The cutterman insignia is a device awarded by the United States Coast Guard to represent service aboard a Coast Guard cutter. The pin is awarded on a temporary basis after six months of sea time, qualification in required watch stations, successful completion of an oral or written board, and receiving a recommendation from their unit's commanding officer. Temporary insignias may be worn while attached to a cutter, but must be removed upon permanently transferring to a non-afloat unit. The award becomes permanent after 5 years of cumulative sea time in the Coast Guard (prior service sea time counts for pay purposes, but not for qualification as a cutterman).

On 18 October 1974, the Office of Personnel promulgated the Coast Guard Cutterman Insignia program, to “recognize the contributions and qualifications of our personnel.” The version awarded to officers is gold-toned, while the version awarded to enlisted members is pewter-toned.

The analog to Coast Guard cuttermen in the United States Navy would be surface warfare officer (SWO) and enlisted surface warfare specialist (ESWS).

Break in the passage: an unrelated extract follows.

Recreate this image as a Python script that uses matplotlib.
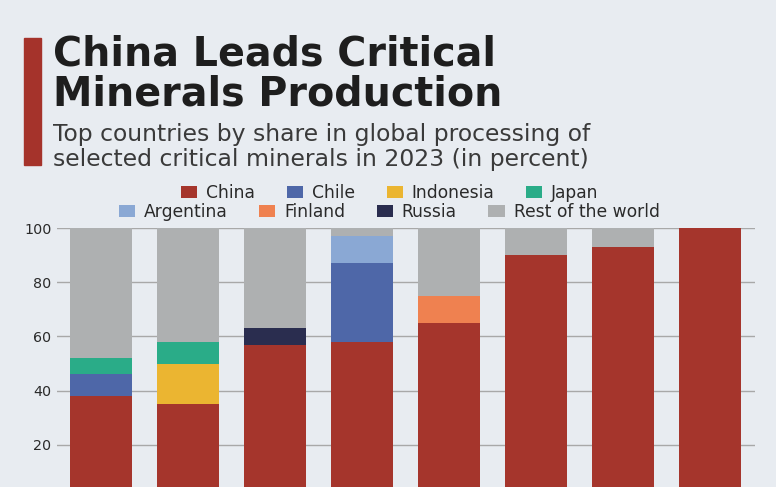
import numpy as np
import matplotlib.pyplot as plt
from matplotlib.patches import Rectangle

# share in global processing (percent), one value per bar
china = [38, 35, 57, 58, 65, 90, 93, 100]
chile = [8, 0, 0, 29, 0, 0, 0, 0]
indonesia = [0, 15, 0, 0, 0, 0, 0, 0]
japan = [6, 8, 0, 0, 0, 0, 0, 0]
argentina = [0, 0, 0, 10, 0, 0, 0, 0]
finland = [0, 0, 0, 0, 10, 0, 0, 0]
russia = [0, 0, 6, 0, 0, 0, 0, 0]
rest = [48, 42, 37, 3, 25, 10, 7, 0]

series = [
    ('China', china, '#a5352c'),
    ('Chile', chile, '#4e67a8'),
    ('Indonesia', indonesia, '#ebb531'),
    ('Japan', japan, '#2aac88'),
    ('Argentina', argentina, '#8aa8d4'),
    ('Finland', finland, '#ef8150'),
    ('Russia', russia, '#2a2d4f'),
    ('Rest of the world', rest, '#aeb0b1'),
]

bg = '#e8ecf1'
plt.rcParams['font.family'] = ['DejaVu Sans']

W, H = 776, 487
fig = plt.figure(figsize=(W / 100, H / 100), dpi=100, facecolor=bg)

# axes: x from 57 to 755 px, y=100 at 228 px, y=0 at 499 px (below the edge)
ax = fig.add_axes([57 / W, (H - 499) / H, (755 - 57) / W, (499 - 228) / H])
ax.set_facecolor(bg)

x = np.arange(len(china))
bottom = np.zeros(len(china))
handles = []
for name, vals, col in series:
    b = ax.bar(x, vals, width=0.72, bottom=bottom, color=col, label=name, zorder=3)
    handles.append(b)
    bottom += np.array(vals)

ax.set_xlim(-0.506, 7.517)
ax.set_ylim(0, 100)
ax.set_yticks([20, 40, 60, 80, 100])
ax.tick_params(axis='y', length=0, pad=4, labelsize=10.3, labelcolor='#2a2a2a')
ax.set_xticks([])
ax.grid(axis='y', color='#a8a8a8', linewidth=1, zorder=0)
for s in ax.spines.values():
    s.set_visible(False)

# title block
fig.add_artist(Rectangle((24 / W, 1 - 165 / H), 17 / W, 127 / H,
                         transform=fig.transFigure, color='#a5332b'))
fig.text(53 / W, 1 - 65 / H, 'China Leads Critical', fontsize=28.5,
         fontweight='bold', color='#1e1e1e', va='baseline')
fig.text(53 / W, 1 - 105 / H, 'Minerals Production', fontsize=28.5,
         fontweight='bold', color='#1e1e1e', va='baseline')
fig.text(53 / W, 1 - 141 / H, 'Top countries by share in global processing of',
         fontsize=16.9, color='#3a3a3a', va='baseline')
fig.text(53 / W, 1 - 166 / H, 'selected critical minerals in 2023 (in percent)',
         fontsize=16.9, color='#3a3a3a', va='baseline')

# legend in two centred rows
leg_kw = dict(loc='center', ncol=4, frameon=False, fontsize=12.3,
              handlelength=0.94, handleheight=0.76, handletextpad=0.53,
              columnspacing=1.85, labelcolor='#2a2a2a', borderpad=0)
leg1 = fig.legend(handles=handles[:4], bbox_to_anchor=(390 / W, 1 - 193 / H), **leg_kw)
leg2 = fig.legend(handles=handles[4:], bbox_to_anchor=(389 / W, 1 - 212 / H), **leg_kw)

fig.savefig('out.png', dpi=100, facecolor=bg)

The United States Coast Guard Auxiliary also issues a version of the cutterman insignia that requires a minimum of two years serving at least 52 days per year aboard a cutter, 65 feet in length or greater, and including a minimum of 24 of those days being served underway. The insignia design is identical in size and form to the cutterman insignia. A pewter auxiliary emblem is superimposed in the center of the bronze-tone stylized waves.